Modern dünyada ülkelerin ekonomik büyüme yarışı içine girdiklerini söyleyen Özdebir, sözlerini şöyle sürdürdü: “Hükümetlerin performansında belirleyici olan unsur, milli geliri ne kadar artırdıkları, matematiksel olarak kişi başına düşen hasılayı ne derece yükselttikleri ile ölçülüyor. Ne var ki kaliteli yaşam, çevre kirliliği, ekolojik dengenin bozulması, küresel ısınma, sudaki yaşam, temiz suya erişim, sorumlu üretim gibi kavramların hiçbirinin karşılığını milli gelir rakamlarında görme şansına sahip değiliz. Bundan dolayı ekonomik gelişmenin ölçümünde bu yeni faktörlere de yer verilmesi gerektiğine dair görüşler, Gayrisafi Yurt İçi Hasıla’nın (GSYH) ötesinde bir göstergeye ihtiyaç olduğunu ortaya çıkarmıştır.”

‘ÖNEMLİ OLAN YÜKSEK KATMA DEĞERLİ ÜRÜN’

BÜYÜMENİN sürdürülebilirliği için mutlaka ithalata bağımlılık ve cari açıktan kurtarılması gerektiğine vurgu yapan Nurettin Özdebir, “Bunun için de yerli girdilere yönelen ithal ikameci bir politika tercihi ortaya konması zaruridir.
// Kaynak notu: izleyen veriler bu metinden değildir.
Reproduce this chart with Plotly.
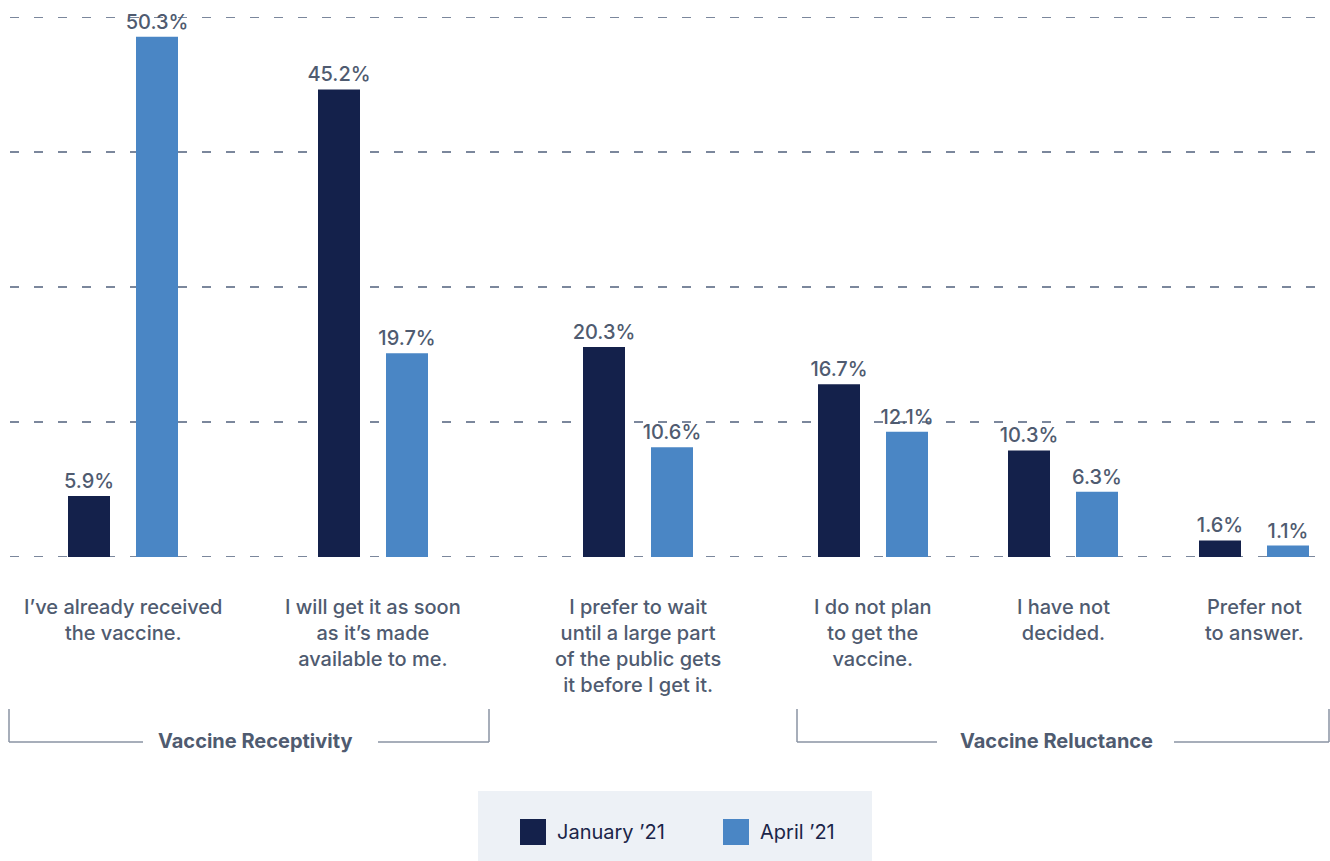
import plotly.graph_objects as go

# ---- data ----
categories = [
    "I’ve already received<br>the vaccine.",
    "I will get it as soon<br>as it’s made<br>available to me.",
    "I prefer to wait<br>until a large part<br>of the public gets<br>it before I get it.",
    "I do not plan<br>to get the<br>vaccine.",
    "I have not<br>decided.",
    "Prefer not<br>to answer.",
]
series_names = ["January ’21", "April ’21"]
jan_values = [5.9, 45.2, 20.3, 16.7, 10.3, 1.6]
apr_values = [50.3, 19.7, 10.6, 12.1, 6.3, 1.1]
group_labels = ["Vaccine Receptivity", "Vaccine Reluctance"]

# ---- layout constants ----
W, H = 1330, 861
PL, PR, PT, PB = 10, 0, 17, 304          # margins
PW, PH = W - PL - PR, H - PT - PB
group_x = [0, 2, 4.12, 6, 7.52, 9.048]   # category positions on numeric axis
X_RANGE = [-0.904, 9.656]
Y_MAX = 52.2
y_ticks = [Y_MAX * i / 4 for i in range(5)]

C_JAN = "#14214b"
C_APR = "#4a86c5"
C_TEXT = "#4f5b70"
C_GRID = "#7b879c"
C_BRACKET = "#8a93a3"
FONT = "Inter"


def px_x(px):
    return (px - PL) / PW


def px_y(py):
    return (PT + PH - py) / PH


fig = go.Figure()
bar_w = 0.336
offsets = [-0.44, 0.104]
for name, vals, col, off in zip(series_names, [jan_values, apr_values], [C_JAN, C_APR], offsets):
    fig.add_trace(go.Bar(
        x=group_x, y=vals, name=name,
        marker=dict(color=col, line=dict(width=0)),
        width=bar_w, offset=off,
        text=[f"{v:.1f}%" for v in vals],
        textposition="outside",
        constraintext="none",
        textfont=dict(family=FONT, size=20, color=C_TEXT, weight=500),
        cliponaxis=False,
        showlegend=False,
        hoverinfo="skip",
    ))

shapes = []
# dashed gridlines
for yv in y_ticks:
    shapes.append(dict(type="line", xref="paper", yref="y", x0=0, x1=1, y0=yv, y1=yv,
                       line=dict(color=C_GRID, width=2, dash="9px,15px"), layer="below"))

annotations = []
for gx, lab in zip(group_x, categories):
    annotations.append(dict(
        x=gx, y=px_y(593), xref="x", yref="paper", text=lab,
        showarrow=False, xanchor="center", yanchor="top", align="center",
        font=dict(family=FONT, size=20, color=C_TEXT, weight=500),
    ))

# brackets
brackets = [(9, 143, 378, 489, 255), (797, 937, 1174, 1329, 1056)]
for (l, lm, rm, r, cx), gl in zip(brackets, group_labels):
    top, bot = px_y(709), px_y(742)
    line = dict(color=C_BRACKET, width=1.5)
    shapes += [
        dict(type="line", xref="paper", yref="paper", x0=px_x(l), x1=px_x(l), y0=top, y1=bot, line=line),
        dict(type="line", xref="paper", yref="paper", x0=px_x(l), x1=px_x(lm), y0=bot, y1=bot, line=line),
        dict(type="line", xref="paper", yref="paper", x0=px_x(rm), x1=px_x(r), y0=bot, y1=bot, line=line),
        dict(type="line", xref="paper", yref="paper", x0=px_x(r), x1=px_x(r), y0=top, y1=bot, line=line),
    ]
    annotations.append(dict(
        x=px_x(cx), y=px_y(741), xref="paper", yref="paper", text=gl,
        showarrow=False, xanchor="center", yanchor="middle",
        font=dict(family=FONT, size=20, color=C_TEXT, weight=700),
    ))

# legend box (hand-built)
shapes.append(dict(type="rect", xref="paper", yref="paper",
                   x0=px_x(478), x1=px_x(872), y0=px_y(791), y1=px_y(861),
                   fillcolor="#edf1f6", line=dict(width=0), layer="below"))
leg_items = [(520, 555), (723, 758)]
for (sq, tx), name, col in zip(leg_items, series_names, [C_JAN, C_APR]):
    shapes.append(dict(type="rect", xref="paper", yref="paper",
                       x0=px_x(sq), x1=px_x(sq + 26), y0=px_y(819), y1=px_y(845),
                       fillcolor=col, line=dict(width=0)))
    annotations.append(dict(
        x=px_x(tx), y=px_y(832), xref="paper", yref="paper", text=name,
        showarrow=False, xanchor="left", yanchor="middle",
        font=dict(family=FONT, size=20, color="#1b2548"),
    ))

fig.update_layout(
    width=W, height=H,
    margin=dict(l=PL, r=PR, t=PT, b=PB, pad=0),
    paper_bgcolor="white", plot_bgcolor="white",
    barmode="overlay",
    xaxis=dict(range=X_RANGE, showgrid=False, zeroline=False, showticklabels=False,
               showline=False, ticks="", fixedrange=True),
    yaxis=dict(range=[0, Y_MAX], showticklabels=False, showgrid=False,
               zeroline=False, showline=False, ticks="", fixedrange=True),
    shapes=shapes, annotations=annotations,
    font=dict(family=FONT),
)

fig.write_html("out.html", config={"displayModeBar": False},
               post_script="document.body.style.margin='0px';")
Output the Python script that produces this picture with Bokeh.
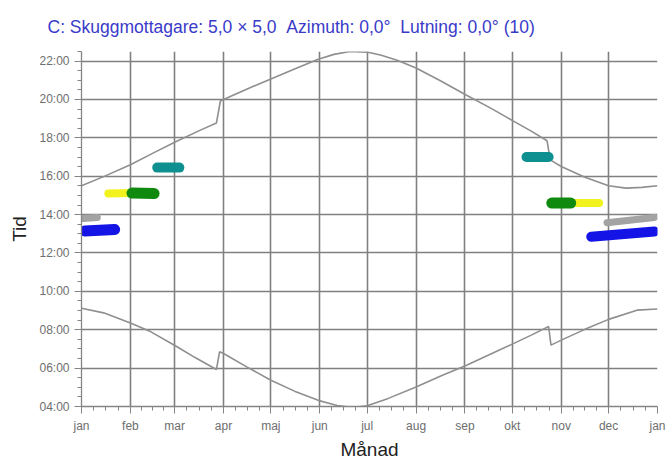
from bokeh.plotting import figure
from bokeh.models import FixedTicker, Range1d, Title
from bokeh.embed import file_html
from bokeh.resources import INLINE

# ---- axis definitions ----
month_days = [0, 31, 59, 90, 120, 151, 181, 212, 243, 273, 304, 334, 365]
month_labels = ["jan", "feb", "mar", "apr", "maj", "jun", "jul", "aug", "sep", "okt", "nov", "dec", "jan"]
hour_ticks = [4, 6, 8, 10, 12, 14, 16, 18, 20, 22]
hour_labels = ["04:00", "06:00", "08:00", "10:00", "12:00", "14:00", "16:00", "18:00", "20:00", "22:00"]

# ---- sunset curve (day of year, hour) ----
sunset_day = [0, 14, 31, 45, 60, 75, 85.5, 88, 90, 105, 120, 135, 150, 160, 170, 181, 190, 200,
              212, 228, 244, 259, 274, 285, 295, 297, 304, 319, 334, 345, 355, 365]
sunset_hour = [15.50, 15.98, 16.60, 17.19, 17.81, 18.39, 18.77, 19.92, 20.00, 20.55, 21.07, 21.59, 22.10,
               22.35, 22.50, 22.47, 22.30, 22.04, 21.64, 20.95, 20.22, 19.56, 18.86, 18.35, 17.85,
               16.85, 16.51, 15.95, 15.50, 15.38, 15.42, 15.50]

# ---- sunrise curve ----
sunrise_day = [0, 14, 31, 44, 60, 72, 85.5, 87.5, 90, 105, 120, 135, 150, 162, 172, 181, 194, 212,
               228, 244, 259, 274, 285, 296, 297.5, 304, 319, 334, 352, 365]
sunrise_hour = [9.12, 8.88, 8.35, 7.89, 7.14, 6.55, 5.93, 6.85, 6.76, 6.05, 5.37, 4.80, 4.32, 4.05,
                3.95, 4.04, 4.41, 5.02, 5.60, 6.15, 6.72, 7.29, 7.72, 8.17, 7.20, 7.46, 8.02, 8.54,
                9.02, 9.08]

# ---- shadow periods (start/end day, start/end hour) ----
gray_l_day = [1, 10];      gray_l_hour = [13.80, 13.85]
blue_l_day = [2, 21];      blue_l_hour = [13.15, 13.22]
yellow_l_day = [17, 31];   yellow_l_hour = [15.10, 15.12]
green_l_day = [32, 46];    green_l_hour = [15.12, 15.10]
teal_l_day = [48, 62];     teal_l_hour = [16.45, 16.45]
teal_r_day = [282, 296];   teal_r_hour = [17.00, 17.00]
yellow_r_day = [311, 328]; yellow_r_hour = [14.60, 14.60]
green_r_day = [298, 310];  green_r_hour = [14.60, 14.60]
gray_r_day = [333, 363];   gray_r_hour = [13.58, 13.85]
blue_r_day = [323, 363];   blue_r_hour = [12.85, 13.12]

NB = "\u00a0"
title_text = ("C: Skuggmottagare: 5,0 \u00d7 5,0" + NB + NB + "Azimuth: 0,0\u00b0" + NB + NB
              + "Lutning: 0,0\u00b0 (10)")

p = figure(width=669, height=463, x_range=Range1d(0, 365), y_range=Range1d(4, 22.5),
           output_backend="svg", toolbar_location=None,
           min_border_left=81, min_border_right=12, min_border_top=51, min_border_bottom=57)
p.title = Title(text=title_text, text_color="#3a3ac8", text_font="Liberation Sans",
                text_font_size="17.5px", text_font_style="normal", align="left", offset=-34,
                standoff=26, vertical_align="top")
p.outline_line_color = None
p.background_fill_color = "white"
p.border_fill_color = "white"

xminor = []
for a, b in zip(month_days[:-1], month_days[1:]):
    xminor += [a + (b - a) * k / 4 for k in (1, 2, 3)]
xt = FixedTicker(ticks=month_days, minor_ticks=xminor)
yminor = [4 + 0.5 * k for k in range(38)]
yt = FixedTicker(ticks=hour_ticks, minor_ticks=yminor)

p.xaxis.ticker = xt
p.yaxis.ticker = yt
p.xgrid.ticker = xt
p.ygrid.ticker = yt
p.xaxis.major_label_overrides = {d: l for d, l in zip(month_days, month_labels)}
p.yaxis.major_label_overrides = {h: l for h, l in zip(hour_ticks, hour_labels)}

for g in (p.xgrid, p.ygrid):
    g.grid_line_color = "#808080"
    g.grid_line_width = 1.6

for ax in (p.xaxis, p.yaxis):
    ax.axis_line_color = "#858585"
    ax.axis_line_width = 1.3
    ax.major_tick_line_color = "#858585"
    ax.minor_tick_line_color = "#858585"
    ax.major_tick_in = 0
    ax.minor_tick_in = 0
    ax.major_tick_out = 7
    ax.minor_tick_out = 4
    ax.major_label_text_font = "Liberation Sans"
    ax.major_label_text_font_size = "12px"
    ax.major_label_text_color = "#6e6e6e"
    ax.axis_label_text_font = "Liberation Sans"
    ax.axis_label_text_font_size = "19px"
    ax.axis_label_text_font_style = "normal"
    ax.axis_label_text_color = "#222222"
    ax.major_label_standoff = 5

p.xaxis.axis_label = "M\u00e5nad"
p.yaxis.axis_label = "Tid"
p.xaxis.axis_label_standoff = 3
p.yaxis.axis_label_standoff = 6

p.line(sunset_day, sunset_hour, line_color="#8f8f8f", line_width=1.6)
p.line(sunrise_day, sunrise_hour, line_color="#8f8f8f", line_width=1.6)

blobs = [
    (gray_l_day, gray_l_hour, "#a3a3a3", 7),
    (blue_l_day, blue_l_hour, "#1414e6", 11),
    (yellow_l_day, yellow_l_hour, "#f2f21e", 8),
    (green_l_day, green_l_hour, "#0f8a0f", 11),
    (teal_l_day, teal_l_hour, "#0f9090", 10),
    (teal_r_day, teal_r_hour, "#0f9090", 10),
    (yellow_r_day, yellow_r_hour, "#f2f21e", 8),
    (green_r_day, green_r_hour, "#0f8a0f", 11),
    (gray_r_day, gray_r_hour, "#a3a3a3", 7),
    (blue_r_day, blue_r_hour, "#1414e6", 10),
]
for d, h, c, w in blobs:
    p.line(d, h, line_color=c, line_width=w, line_cap="round")

open("out.html", "w").write(file_html(p, INLINE))
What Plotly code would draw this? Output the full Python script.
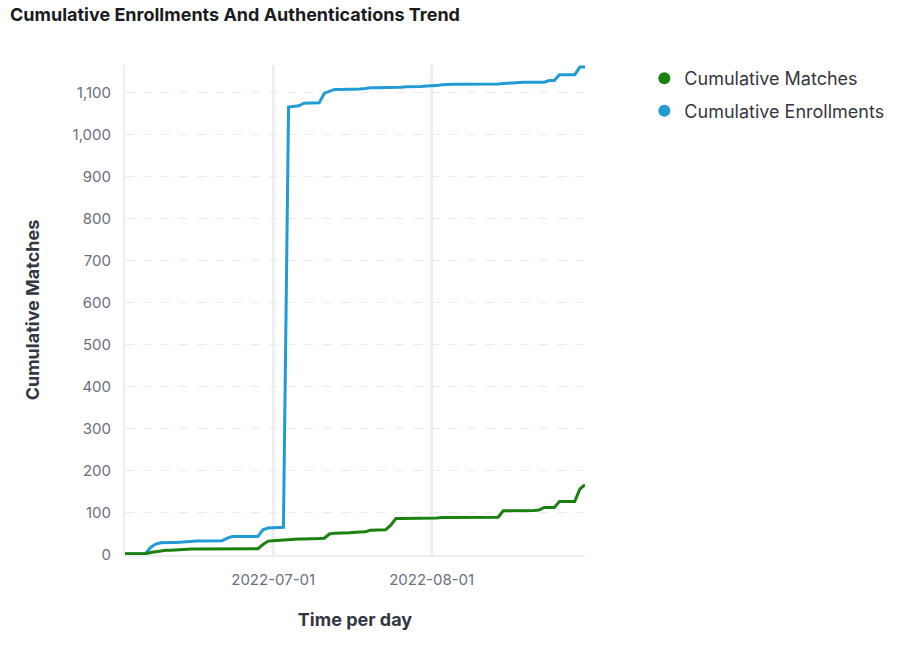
import pandas as pd
import plotly.graph_objects as go

dates = pd.date_range("2022-06-02", "2022-08-31", freq="D").strftime("%Y-%m-%d").tolist()

enrollments = [
    # June 2 - June 30
    3, 3, 3, 3, 3, 18, 26, 29, 30, 30, 30, 31, 31, 32, 33, 33, 33, 33, 33, 34,
    40, 44, 44, 44, 44, 44, 44, 60, 64,
    # July 1 - July 31
    65, 65, 66, 1065, 1066, 1068, 1074, 1074, 1074, 1075, 1098, 1102, 1107, 1107,
    1107, 1108, 1108, 1108, 1109, 1111, 1111, 1111, 1112, 1112, 1112, 1112, 1113,
    1113, 1114, 1114, 1115,
    # Aug 1 - Aug 31
    1115, 1116, 1118, 1119, 1119, 1119, 1119, 1119, 1119, 1119, 1120, 1120, 1120,
    1120, 1121, 1122, 1123, 1124, 1124, 1124, 1124, 1124, 1124, 1128, 1128, 1142,
    1142, 1142, 1142, 1160, 1160,
]

matches = [
    # June 2 - June 30
    3, 3, 3, 3, 3, 6, 8, 10, 11, 11, 12, 13, 14, 14, 14, 14, 14, 14, 14, 15,
    15, 15, 15, 15, 15, 15, 15, 25, 33,
    # July 1 - July 31
    34, 35, 36, 36, 37, 38, 38, 38, 38, 39, 40, 50, 52, 52, 52, 53, 54, 54, 55,
    59, 59, 59, 60, 71, 87, 87, 87, 87, 87, 87, 87,
    # Aug 1 - Aug 31
    88, 88, 89, 89, 89, 89, 89, 89, 89, 90, 90, 90, 90, 90, 105, 105, 105, 105,
    106, 106, 106, 107, 113, 113, 113, 127, 127, 127, 127, 157, 167,
]

GREEN = "#1a800f"
BLUE = "#219bd4"

fig = go.Figure()
fig.add_trace(go.Scatter(x=dates, y=enrollments, mode="lines", name="Cumulative Enrollments",
                         line=dict(color=BLUE, width=3), showlegend=False))
fig.add_trace(go.Scatter(x=dates, y=matches, mode="lines", name="Cumulative Matches",
                         line=dict(color=GREEN, width=3), showlegend=False))
# legend entries with round markers
fig.add_trace(go.Scatter(x=[None], y=[None], mode="markers", name="Cumulative Matches",
                         legendgroup="m", marker=dict(color=GREEN, size=11, symbol="circle")))
fig.add_trace(go.Scatter(x=[None], y=[None], mode="markers", name="Cumulative Enrollments",
                         legendgroup="e", marker=dict(color=BLUE, size=11, symbol="circle")))

fig.update_layout(
    width=903, height=646,
    margin=dict(l=125, r=318, t=65, b=91),
    plot_bgcolor="white", paper_bgcolor="white",
    font=dict(family="Inter", color="#343741"),
    title=dict(text="<b>Cumulative Enrollments And Authentications Trend</b>",
               x=10 / 903, xanchor="left", y=1 - 15 / 646, yanchor="middle",
               font=dict(family="Inter", size=18, color="#1a1c21")),
    legend=dict(x=1.129, xanchor="left", y=1.01, yanchor="top",
                font=dict(family="Inter", size=18, color="#343741"),
                traceorder="grouped", itemsizing="constant", itemwidth=30,
                tracegroupgap=6),
    showlegend=True,
)

fig.update_xaxes(
    type="date", range=["2022-06-02", "2022-08-31"],
    tick0="2022-07-01", dtick="M1", tickformat="%Y-%m-%d",
    showgrid=True, gridcolor="#eceef2", gridwidth=3,
    showline=True, linecolor="#eceef2", linewidth=2,
    ticks="", ticklabelstandoff=10,
    tickfont=dict(family="Inter", size=15, color="#69707d"),
    title=dict(text="<b>Time per day</b>", font=dict(family="Inter", size=18, color="#343741"),
               standoff=25),
    zeroline=False,
)
fig.update_yaxes(
    range=[0, 1165], dtick=100, tickformat=",d",
    showgrid=True, gridcolor="#e9ebef", gridwidth=1, griddash="dash",
    showline=True, linecolor="#eceef2", linewidth=2,
    ticks="", ticklabelstandoff=9,
    tickfont=dict(family="Inter", size=15, color="#69707d"),
    title=dict(text="<b>Cumulative Matches</b>", font=dict(family="Inter", size=18, color="#343741"),
               standoff=28),
    zeroline=False,
)

fig.write_html("out.html")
Böylece daha yüksek teknoloji üretip, ihraç edebilme potansiyelimiz artacaktır. Ürün çeşitliliğini çoğaltarak ihracat arttırılabilir ama önemli olan yüksek katma değerli ürünlerle ihracat yapabilmektir. Yüksek katma değerli dediğimiz zaman teknolojisi düşük olan bir ürün olsa bile bunun içerisindeki yerli katma değerini arttırabilirseniz ülkeye kalacak kısmını arttırmış olursunuz. İhracatımızın yüzde 70’i ithalata dayanmakta. 100 liralık ürün ihraç ettiğiniz zaman bunun 60-70 lirasını tekrar dışarı veriyoruz. Bunun ihracat değeri aslında 30 lira” diye konuştu.